What are the components of an air conditioner?
When an air conditioning system is running, fans are blowing air across the evaporator and condenser coils. Inside the house, we use the furnace fan if there is one. If there is no forced-air heating, we put in a separate fan to move air across the coil and through the ducts. Outdoors we put a fan in the cabinet with the condenser and compressor. The evaporator coil and condenser coil in an air conditioner are heat exchangers although they are not normally referred to as such. Their function is to transfer heat from the house air into the refrigerant inside and to move heat from the refrigerant into the outdoor air.
The refrigerant is the vehicle that collects from the house, moves it outside and releases it into the outdoor air.
The compressor in the condenser cabinet is squeezing a cool, low-pressure gas into a hot, high-pressure gas. The expansion device (capillary tube or thermostatic expansion valve) near the evaporator coil is converting a hot, high-pressure liquid to a cool, low-pressure liquid.
Some people talk about the high-pressure and low-pressure sides of an air conditioning system. The high-pressure side is from the discharge side of the compressor, through the condenser coil, through the liquid line and up to the expansion device. The low-pressure side is from the expansion device, through the evaporator coil, and out through the suction line to the inlet side of the compressor.

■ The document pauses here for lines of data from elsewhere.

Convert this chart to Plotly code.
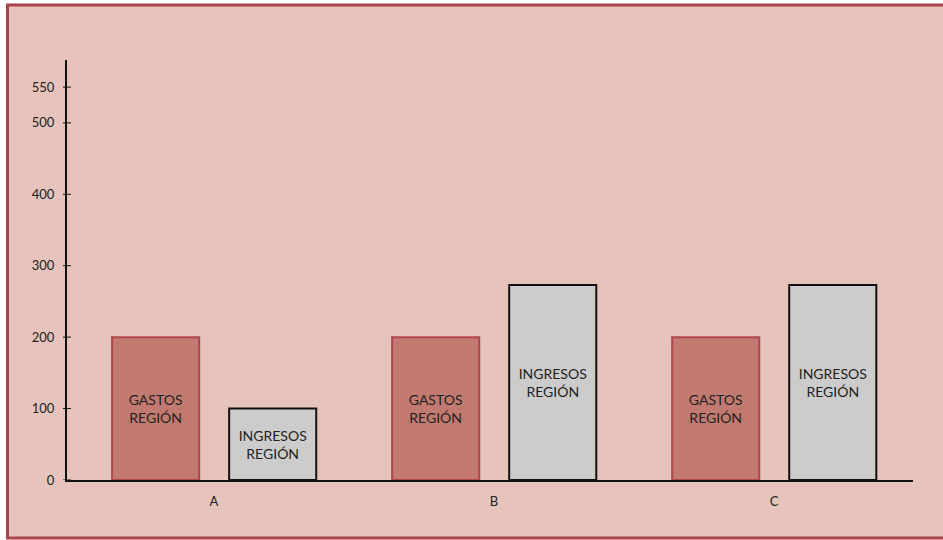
import plotly.graph_objects as go

categories = ["A", "B", "C"]
gastos = [200, 200, 200]
ingresos = [100, 273, 273]
gastos_label = "GASTOS<br>REGIÓN"
ingresos_label = "INGRESOS<br>REGIÓN"
y_tickvals = [0, 100, 200, 300, 400, 500, 550]
y_ticktext = ["0", "100", "200", "300", "400", "500", "550"]

W, H = 943, 540
L, R, T, B = 67, 30, 60, 60
pw, ph = W - L - R, H - T - B

def px(x):
    return (x - L) / pw

def py(y):
    return (H - B - y) / ph

BG = "#E6C4BB"
BORDER = "#A8434D"
FONT = "Lato"

fig = go.Figure()
fig.add_trace(go.Bar(
    x=categories, y=gastos, name="Gastos",
    text=[gastos_label] * len(categories),
    textposition="inside", insidetextanchor="middle",
    textfont=dict(family=FONT, size=14, color="#222222"),
    marker=dict(color="#C27970", line=dict(color="#B0454F", width=2)),
    width=0.311, offset=-0.364,
))
fig.add_trace(go.Bar(
    x=categories, y=ingresos, name="Ingresos",
    text=[ingresos_label] * len(categories),
    textposition="inside", insidetextanchor="middle",
    textfont=dict(family=FONT, size=14, color="#222222"),
    marker=dict(color="#CCCCCC", line=dict(color="#111111", width=2)),
    width=0.311, offset=0.054,
))

# background panel and its border (left, top, bottom edges only)
fig.add_shape(type="rect", xref="paper", yref="paper",
              x0=px(7.5), x1=px(943), y0=py(538), y1=py(5),
              line=dict(width=0), fillcolor=BG, layer="below")
for (x0, y0, x1, y1) in [(7.5, 5, 7.5, 538), (6, 5, 943, 5), (6, 538, 943, 538)]:
    fig.add_shape(type="line", xref="paper", yref="paper",
                  x0=px(x0), x1=px(x1), y0=py(y0), y1=py(y1),
                  line=dict(color=BORDER, width=3), layer="below")

# crossing tick marks on the y axis
for v in y_tickvals:
    fig.add_shape(type="line", xref="paper", yref="y",
                  x0=px(63), x1=px(71), y0=v, y1=v,
                  line=dict(color="#111111", width=1))

fig.update_layout(
    width=W, height=H,
    margin=dict(l=L, r=R, t=T, b=B),
    paper_bgcolor="white", plot_bgcolor="rgba(0,0,0,0)",
    showlegend=False,
    barmode="overlay",
    font=dict(family=FONT, size=13, color="#222222"),
    xaxis=dict(
        type="category", range=[-0.525, 2.496],
        showline=True, linecolor="#111111", linewidth=2,
        showgrid=False, zeroline=False, ticks="",
        tickfont=dict(family=FONT, size=13, color="#222222"),
        ticklabelstandoff=8,
    ),
    yaxis=dict(
        range=[0, 588], tickvals=y_tickvals, ticktext=y_ticktext,
        showline=True, linecolor="#111111", linewidth=2,
        showgrid=False, zeroline=False,
        ticks="",
        tickfont=dict(family=FONT, size=13, color="#222222"),
        ticklabelstandoff=8,
    ),
)

fig.write_html("out.html")
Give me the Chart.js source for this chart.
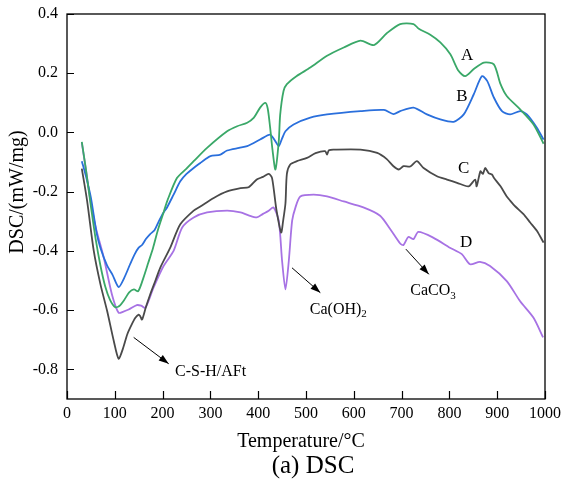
<!DOCTYPE html>
<html><head><meta charset="utf-8">
<script src="https://cdn.jsdelivr.net/npm/chart.js@4.4.1/dist/chart.umd.min.js"></script>
<style>html,body{margin:0;padding:0;background:#fff}#wrap{width:562px;height:489px;position:relative}</style>
</head><body><div id="wrap"><canvas id="c" width="562" height="489"></canvas></div>
<script>
// ---- data (temperature °C, DSC mW/mg) ----
const tempA = [31,40,50,60,70,80,90,101,110,120,130,140,149,160,170,180,190,202,210,230,250,265,293,335,356,377,391,404,415,420,425,430,436,443,446,453,460,480,509,544,579,614,642,669,697,725,736,760,781,802,819,833,851,872,893,907,920,948,976,997];
const dscA  = [-0.032,-0.13,-0.25,-0.36,-0.45,-0.52,-0.565,-0.59,-0.585,-0.565,-0.54,-0.53,-0.536,-0.49,-0.44,-0.39,-0.33,-0.27,-0.23,-0.154,-0.122,-0.097,-0.052,0.004,0.021,0.033,0.05,0.084,0.10,0.08,0.016,-0.06,-0.125,-0.03,0.06,0.14,0.163,0.19,0.219,0.259,0.287,0.31,0.295,0.335,0.366,0.366,0.35,0.33,0.304,0.264,0.208,0.19,0.214,0.236,0.23,0.163,0.123,0.078,0.027,-0.038];

const tempB = [31,40,50,62,70,84,95,108,120,132,142,150,157,165,174,183,192,202,209,223,237,250,265,279,290,300,321,335,360,377,404,425,436,443,450,457,474,509,544,614,663,683,697,725,753,781,809,830,851,868,879,893,910,927,948,962,983,997];
const dscB  = [-0.097,-0.15,-0.22,-0.34,-0.39,-0.45,-0.48,-0.522,-0.49,-0.445,-0.41,-0.389,-0.38,-0.36,-0.343,-0.33,-0.3,-0.27,-0.254,-0.21,-0.165,-0.14,-0.12,-0.103,-0.09,-0.08,-0.075,-0.061,-0.052,-0.046,-0.024,-0.007,-0.03,-0.046,-0.02,0.004,0.027,0.05,0.061,0.072,0.076,0.062,0.072,0.084,0.061,0.044,0.036,0.061,0.129,0.19,0.174,0.118,0.072,0.061,0.072,0.061,0.016,-0.024];

const tempC = [31,42,56,70,84,98,108,117,126,135,143,150,153,157,165,174,185,195,216,237,265,279,307,335,363,380,397,410,422,429,438,448,452,457,460,467,481,502,520,540,544,548,558,614,649,669,683,694,704,718,732,746,774,795,816,840,854,857,865,870,875,882,889,893,907,920,927,938,955,969,983,997];
const dscC  = [-0.122,-0.23,-0.4,-0.513,-0.603,-0.705,-0.764,-0.73,-0.682,-0.65,-0.626,-0.615,-0.62,-0.632,-0.59,-0.547,-0.5,-0.457,-0.389,-0.31,-0.264,-0.25,-0.221,-0.199,-0.188,-0.185,-0.159,-0.15,-0.14,-0.154,-0.26,-0.338,-0.3,-0.24,-0.14,-0.108,-0.097,-0.086,-0.07,-0.063,-0.075,-0.06,-0.058,-0.058,-0.069,-0.09,-0.114,-0.125,-0.114,-0.115,-0.097,-0.12,-0.148,-0.159,-0.17,-0.182,-0.159,-0.182,-0.131,-0.14,-0.12,-0.137,-0.142,-0.153,-0.182,-0.216,-0.23,-0.25,-0.276,-0.304,-0.332,-0.372];

const tempD = [31,40,49,60,77,94,108,118,129,146,155,164,181,202,223,241,265,293,335,363,380,397,410,422,432,443,450,457,464,471,478,488,516,544,579,620,655,676,697,704,714,725,735,766,801,826,843,864,885,920,948,976,996];
const dscD  = [-0.035,-0.13,-0.23,-0.32,-0.423,-0.547,-0.609,-0.605,-0.598,-0.583,-0.585,-0.592,-0.524,-0.451,-0.4,-0.321,-0.287,-0.27,-0.264,-0.27,-0.28,-0.287,-0.275,-0.264,-0.253,-0.298,-0.434,-0.53,-0.434,-0.298,-0.253,-0.216,-0.21,-0.216,-0.233,-0.253,-0.281,-0.326,-0.375,-0.38,-0.353,-0.36,-0.336,-0.355,-0.389,-0.411,-0.445,-0.437,-0.451,-0.502,-0.57,-0.626,-0.692];

const seriesNames = ['A','B','C','D'];
const seriesColors = ['#3aa868','#2a6fdc','#4a4a4a','#a772e4'];
const xTicks = [0,100,200,300,400,500,600,700,800,900,1000];
const yTicks = [-0.8,-0.6,-0.4,-0.2,0.0,0.2,0.4];

// annotation anchors in data units
const labelPos = [[837,0.259],[826,0.12],[830,-0.122],[835,-0.372]];
const peakNotes = [
  {text:'C-S-H/AFt', sub:'', at:[226,-0.809], from:[139.5,-0.692], to:[212.8,-0.781]},
  {text:'Ca(OH)', sub:'2', at:[508,-0.598], from:[470.7,-0.457], to:[530,-0.541]},
  {text:'CaCO', sub:'3', at:[718,-0.536], from:[709,-0.394], to:[757,-0.479]}
];

const FONT = '"Liberation Serif","Times New Roman",serif';
const temps = [tempA,tempB,tempC,tempD];
const vals = [dscA,dscB,dscC,dscD];

const datasets = seriesNames.map((n,i)=>({
  label:n,
  data: temps[i].map((t,j)=>({x:t,y:vals[i][j]})),
  borderColor: seriesColors[i],
  borderWidth: 1.8,
  pointRadius: 0,
  tension: 0.25,
  fill:false
}));

const deco = {
  id:'deco',
  afterDraw(chart){
    const ctx = chart.ctx, a = chart.chartArea, xs = chart.scales.x, ys = chart.scales.y;
    ctx.save();
    ctx.strokeStyle = '#000'; ctx.lineWidth = 1.3;
    ctx.strokeRect(a.left, a.top, a.right-a.left, a.bottom-a.top);
    ctx.lineWidth = 1.2;
    ctx.beginPath();
    xTicks.forEach(v=>{const p=Math.round(xs.getPixelForValue(v))+0.5; ctx.moveTo(p,a.bottom); ctx.lineTo(p,a.bottom-8);});
    yTicks.forEach(v=>{const p=Math.round(ys.getPixelForValue(v))+0.5; ctx.moveTo(a.left,p); ctx.lineTo(a.left+7,p);});
    ctx.stroke();
    // series letters
    ctx.fillStyle = '#000';
    ctx.font = '17px '+FONT; ctx.textAlign='center'; ctx.textBaseline='middle';
    seriesNames.forEach((n,i)=>{ctx.fillText(n, xs.getPixelForValue(labelPos[i][0]), ys.getPixelForValue(labelPos[i][1]));});
    // peak notes with arrows
    peakNotes.forEach(p=>{
      const x0=xs.getPixelForValue(p.from[0]), y0=ys.getPixelForValue(p.from[1]);
      const x1=xs.getPixelForValue(p.to[0]), y1=ys.getPixelForValue(p.to[1]);
      ctx.lineWidth=1; ctx.beginPath(); ctx.moveTo(x0,y0); ctx.lineTo(x1,y1); ctx.stroke();
      const ang=Math.atan2(y1-y0,x1-x0), L=10, W=3.5;
      ctx.beginPath(); ctx.moveTo(x1,y1);
      ctx.lineTo(x1-L*Math.cos(ang)+W*Math.sin(ang), y1-L*Math.sin(ang)-W*Math.cos(ang));
      ctx.lineTo(x1-L*Math.cos(ang)-W*Math.sin(ang), y1-L*Math.sin(ang)+W*Math.cos(ang));
      ctx.closePath(); ctx.fill();
      ctx.font='16px '+FONT; ctx.textAlign='left'; ctx.textBaseline='middle';
      const tx=xs.getPixelForValue(p.at[0]), ty=ys.getPixelForValue(p.at[1]);
      ctx.fillText(p.text, tx, ty);
      if(p.sub){const w=ctx.measureText(p.text).width; ctx.font='11px '+FONT; ctx.fillText(p.sub, tx+w, ty+5);}
    });
    // axis titles and caption
    ctx.font='20px '+FONT; ctx.textAlign='center'; ctx.textBaseline='middle';
    ctx.fillText('Temperature/°C', 301, 442);
    ctx.save(); ctx.translate(18,192); ctx.rotate(-Math.PI/2); ctx.fillText('DSC/(mW/mg)',0,0); ctx.restore();
    ctx.font='25px '+FONT;
    ctx.fillText('(a) DSC', 313, 466);
    ctx.restore();
  }
};

new Chart(document.getElementById('c'), {
  type:'line',
  data:{datasets},
  plugins:[deco],
  options:{
    responsive:false, animation:false, devicePixelRatio:1,
    layout:{padding:{top:14,right:17,left:0,bottom:0}},
    plugins:{legend:{display:false}, tooltip:{enabled:false}},
    scales:{
      x:{type:'linear', min:0, max:1000,
        afterBuildTicks:s=>{s.ticks = xTicks.map(v=>({value:v}));},
        afterFit:s=>{s.height=90; s.paddingLeft=0; s.paddingRight=0;},
        grid:{display:false, drawTicks:false}, border:{display:false},
        ticks:{padding:5, color:'#000', font:{family:FONT,size:16}, maxRotation:0, autoSkip:false, callback:v=>String(v)}},
      y:{type:'linear', min:-0.9, max:0.4,
        afterBuildTicks:s=>{s.ticks = yTicks.map(v=>({value:v}));},
        afterFit:s=>{s.width=67; s.paddingTop=0; s.paddingBottom=0;},
        grid:{display:false, drawTicks:false}, border:{display:false},
        ticks:{padding:9, color:'#000', font:{family:FONT,size:16}, autoSkip:false, callback:v=>Number(v).toFixed(1)}}
    }
  }
});
</script></body></html>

The larger copper tube (suction line ) that carries the cool low-pressure gas from the evaporator coil out to the compressor is insulated. This is because we do not want to dump more heat into the gas as we move outside. Remember, we are trying to dump heat from inside the house to the outdoors, not collect outdoor heat.
The other reason to insulate the suction line is to prevent sweating on the pipe. This gas is cool, relative to the house air and the outside air. If uninsulated, it would have condensation all over it. When you are looking at an operating air conditioner, you should check to see that the large suction line is cool to the touch any place where there is no insulation. If there is condensation on the small uninsulated sections of the pipe, that is fine. You do not want to see frost; that indicates a problem.
The uninsulated copper line (liquid line ) coming from the condenser coil back into the house contains a warm liquid. It is smaller than the suction line which carries a gas. This is logical because gas takes up more space than liquid. Because this smaller line carries a warm liquid, when the air conditioner has been running for fifteen minutes or so, this line should feel warm to the touch.